======== DATASET ROWS ========

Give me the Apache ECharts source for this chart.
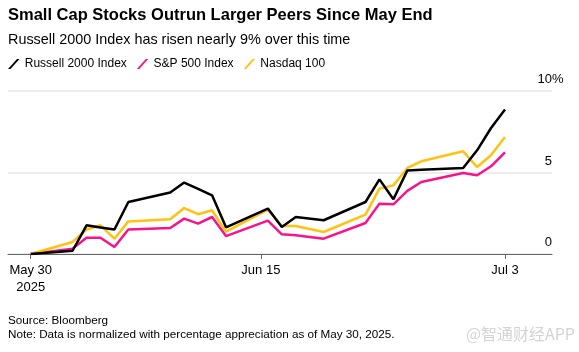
<!DOCTYPE html>
<html>
<head>
<meta charset="utf-8">
<script src="https://cdn.jsdelivr.net/npm/echarts@6/dist/echarts.min.js"></script>
<style>
  html, body { margin: 0; padding: 0; background: #fff; }
  #chart { width: 579px; height: 352px; }
</style>
</head>
<body>
<div id="chart"></div>
<script>
// trading days, weekends and Juneteenth are skipped
const dates = [
  '2025-05-30', '2025-06-02', '2025-06-03', '2025-06-04', '2025-06-05', '2025-06-06',
  '2025-06-09', '2025-06-10', '2025-06-11', '2025-06-12', '2025-06-13',
  '2025-06-16', '2025-06-17', '2025-06-18', '2025-06-20',
  '2025-06-23', '2025-06-24', '2025-06-25', '2025-06-26', '2025-06-27',
  '2025-06-30', '2025-07-01', '2025-07-02', '2025-07-03'
]
const russell = [0, 0.2, 1.76, 1.63, 1.5, 3.19, 3.77, 4.38, 4.0, 3.6, 1.64,
  2.79, 1.66, 2.27, 2.07, 3.19, 4.58, 3.36, 5.13, 5.17, 5.28, 6.36, 7.73, 8.86]
const sp500 = [0, 0.33, 1.0, 1.0, 0.43, 1.5, 1.6, 2.17, 1.86, 2.27, 1.1,
  2.05, 1.21, 1.15, 0.94, 1.9, 3.09, 3.05, 3.87, 4.42, 4.97, 4.83, 5.38, 6.24]
const nasdaq = [0, 0.74, 1.5, 1.76, 0.94, 2.0, 2.13, 2.82, 2.44, 2.68, 1.37,
  2.72, 1.72, 1.72, 1.35, 2.42, 4.01, 4.21, 5.28, 5.69, 6.3, 5.34, 6.06, 7.18]

const tickDates = ['2025-05-30T00:00:00Z', '2025-06-15T12:00:00Z', '2025-07-03T00:00:00Z']
const tickLabels = ['May 30\n2025', 'Jun 15', 'Jul 3']

const DAY = 86400000
const font = "'Liberation Sans', Arial, sans-serif"
const slash = 'path://M0,10 L9,0 L11.5,0 L2.5,10 Z'

// x is days since the first date
const start = Date.parse(dates[0])
const dayOf = d => (Date.parse(d) - start) / DAY
const tickValues = tickDates.map(dayOf)
const pairs = vals => dates.map((d, i) => [dayOf(d), vals[i]])

const chart = echarts.init(document.getElementById('chart'))

chart.setOption({
  animation: false,
  textStyle: { fontFamily: font },
  title: [
    {
      text: 'Small Cap Stocks Outrun Larger Peers Since May End',
      left: 8, top: 7, padding: 0,
      textStyle: { fontSize: 16.5, fontWeight: 'bold', color: '#000', fontFamily: font }
    },
    {
      text: 'Russell 2000 Index has risen nearly 9% over this time',
      left: 8, top: 33, padding: 0,
      textStyle: { fontSize: 14.4, fontWeight: 'normal', color: '#000', fontFamily: font }
    },
    {
      text: 'Source: Bloomberg\nNote: Data is normalized with percentage appreciation as of May 30, 2025.',
      left: 8, top: 314, padding: 0,
      textStyle: { fontSize: 11.7, fontWeight: 'normal', color: '#000', lineHeight: 14, fontFamily: font }
    },
    {
      text: '@智通财经APP',
      right: 4, top: 326, padding: 0,
      textStyle: { fontSize: 16, fontWeight: 'normal', color: '#d4d4d4', fontFamily: "'Noto Sans CJK SC', sans-serif" }
    }
  ],
  legend: {
    left: 8, top: 58, padding: 0,
    itemWidth: 12, itemHeight: 10,
    itemGap: 10,
    icon: slash,
    textStyle: { fontSize: 12, color: '#000', fontFamily: font },
    data: ['Russell 2000 Index', 'S&P 500 Index', 'Nasdaq 100']
  },
  grid: { left: 8, right: 27, top: 91, bottom: 98 },
  xAxis: {
    type: 'value',
    min: v => v.min - 1.63,
    max: v => v.max + 3.37,
    axisLine: { lineStyle: { color: '#666', width: 1 } },
    axisTick: { customValues: tickValues, length: 5, lineStyle: { color: '#666' } },
    axisLabel: {
      customValues: tickValues,
      formatter: v => tickLabels[tickValues.indexOf(v)],
      color: '#000', fontSize: 13, lineHeight: 17, margin: 8,
      fontFamily: font
    },
    splitLine: { show: false }
  },
  yAxis: {
    type: 'value',
    position: 'right',
    min: 0, max: 10, interval: 5,
    // the % sign hangs past the right edge, after the top number
    name: '%',
    nameLocation: 'end',
    nameGap: 5,
    nameMoveOverlap: false,
    nameTextStyle: { align: 'left', verticalAlign: 'bottom', fontSize: 13, lineHeight: 13, color: '#000', fontFamily: font },
    axisLine: { show: false, onZero: false },
    axisTick: { show: false },
    axisLabel: {
      inside: true, margin: 0,
      verticalAlign: 'bottom', lineHeight: 13, padding: [0, 0, 5, 0],
      fontSize: 13, color: '#000', fontFamily: font
    },
    splitLine: { lineStyle: { color: '#e6e6e6', width: 1.5 } }
  },
  series: [
    {
      name: 'S&P 500 Index', type: 'line', data: pairs(sp500),
      showSymbol: false, color: '#f7138b',
      lineStyle: { width: 2.5, color: '#f7138b' }
    },
    {
      name: 'Nasdaq 100', type: 'line', data: pairs(nasdaq),
      showSymbol: false, color: '#ffc20e',
      lineStyle: { width: 2.5, color: '#ffc20e' }
    },
    {
      name: 'Russell 2000 Index', type: 'line', data: pairs(russell),
      showSymbol: false, color: '#000',
      lineStyle: { width: 2.5, color: '#000' }
    }
  ]
})
</script>
</body>
</html>
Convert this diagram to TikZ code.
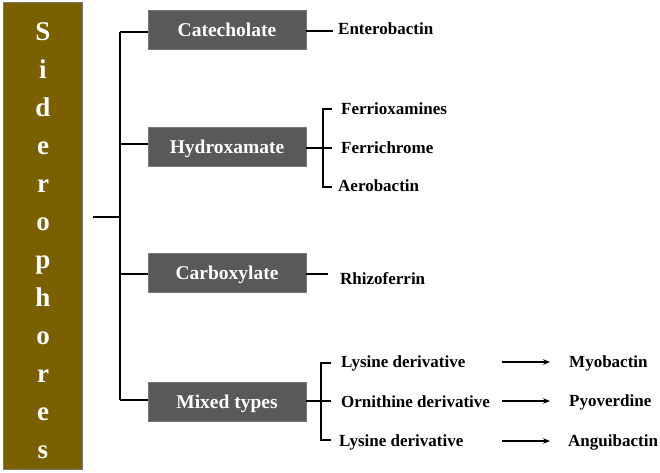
\documentclass[tikz,border=0pt]{standalone}
\usepackage{fontspec}
\setmainfont{Liberation Serif}
\usetikzlibrary{arrows.meta}
\definecolor{barbrown}{RGB}{122,96,0}
\definecolor{boxgray}{RGB}{89,89,89}
\definecolor{boxedge}{RGB}{120,120,120}
\tikzset{
  sidebar/.style={fill=barbrown, draw=boxedge, line width=0.8pt, minimum width=79pt, minimum height=467pt, inner sep=0pt},
  barletter/.style={text=white, font=\fontsize{27}{28}\selectfont\bfseries, anchor=base, inner sep=0pt},
  classbox/.style={fill=boxgray, draw=boxedge, line width=0.8pt, text=white,
    font=\fontsize{19.5}{20}\selectfont\bfseries, minimum width=158pt, minimum height=39pt,
    inner sep=0pt, text height=13pt, text depth=0pt},
  item/.style={font=\fontsize{17}{18}\selectfont\bfseries, anchor=base west, inner sep=0pt},
  conn/.style={line width=1.2pt, black},
  arr/.style={line width=1.2pt, black, -{Stealth[length=7pt,width=5.5pt]}}
}
\begin{document}
\begin{tikzpicture}[x=1pt,y=-1pt]
\useasboundingbox (0,0) rectangle (660,472);
% side bar
\node[sidebar] (bar) at (42.5,235.5) {};
\foreach \l [count=\i from 0] in {S,i,d,e,r,o,p,h,o,r,e,s}
  \node[barletter] (L\i) at (43,{40.5+38*\i}) {\l};
% class boxes
\node[classbox] (cat) at (227,29.5) {Catecholate};
\node[classbox] (hyd) at (227,147) {Hydroxamate};
\node[classbox] (car) at (227,272.5) {Carboxylate};
\node[classbox] (mix) at (227,401.5) {Mixed types};
% trunk
\coordinate (stem) at (93,217);
\coordinate (tj) at (120,217);
\coordinate (t1) at (120,32);
\coordinate (t2) at (120,144);
\coordinate (t3) at (120,274);
\coordinate (t4) at (120,400);
\draw[conn] (stem) -- (tj);
\draw[conn] (t1) -- (t4);
\draw[conn] (t1) -- (cat.west |- t1);
\draw[conn] (t2) -- (hyd.west |- t2);
\draw[conn] (t3) -- (car.west |- t3);
\draw[conn] (t4) -- (mix.west |- t4);
% catecholate
\coordinate (c1) at (333,31);
\draw[conn] (cat.east |- c1) -- (c1);
\node[item] (ent) at (338,34) {Enterobactin};
% hydroxamate
\coordinate (hm) at (332,148);
\coordinate (htop) at (323,109);
\coordinate (hbot) at (323,187);
\draw[conn] (hyd.east |- hm) -- (hm);
\draw[conn] (332,109) -- (htop) -- (hbot) -- (332,187);
\node[item] (fox) at (341,114) {Ferrioxamines};
\node[item] (fch) at (341,153) {Ferrichrome};
\node[item] (aer) at (338,191) {Aerobactin};
% carboxylate
\coordinate (r1) at (328,274);
\draw[conn] (car.east |- r1) -- (r1);
\node[item] (rhi) at (340,284) {Rhizoferrin};
% mixed types
\coordinate (mm) at (331,401);
\coordinate (mtop) at (321,363);
\coordinate (mbot) at (321,440);
\draw[conn] (mix.east |- mm) -- (mm);
\draw[conn] (331,363) -- (mtop) -- (mbot) -- (331,440);
\node[item] (ly1) at (341,367) {Lysine derivative};
\node[item] (orn) at (341,407) {Ornithine derivative};
\node[item] (ly2) at (339,446) {Lysine derivative};
\node[item] (myo) at (569,367) {Myobactin};
\node[item] (pyo) at (569,406) {Pyoverdine};
\node[item] (ang) at (568,446) {Anguibactin};
\coordinate (a1s) at (502,362); \coordinate (a1e) at (550,362);
\coordinate (a2s) at (502,401); \coordinate (a2e) at (550,401);
\coordinate (a3s) at (502,441); \coordinate (a3e) at (550,441);
\draw[arr] (a1s) -- (a1e);
\draw[arr] (a2s) -- (a2e);
\draw[arr] (a3s) -- (a3e);
\end{tikzpicture}
\end{document}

========

* _REQUIREMENT_: What is the number of lines in the records that contain the string "this"? Give only that number.

* _ANSWER IN FULL_: 3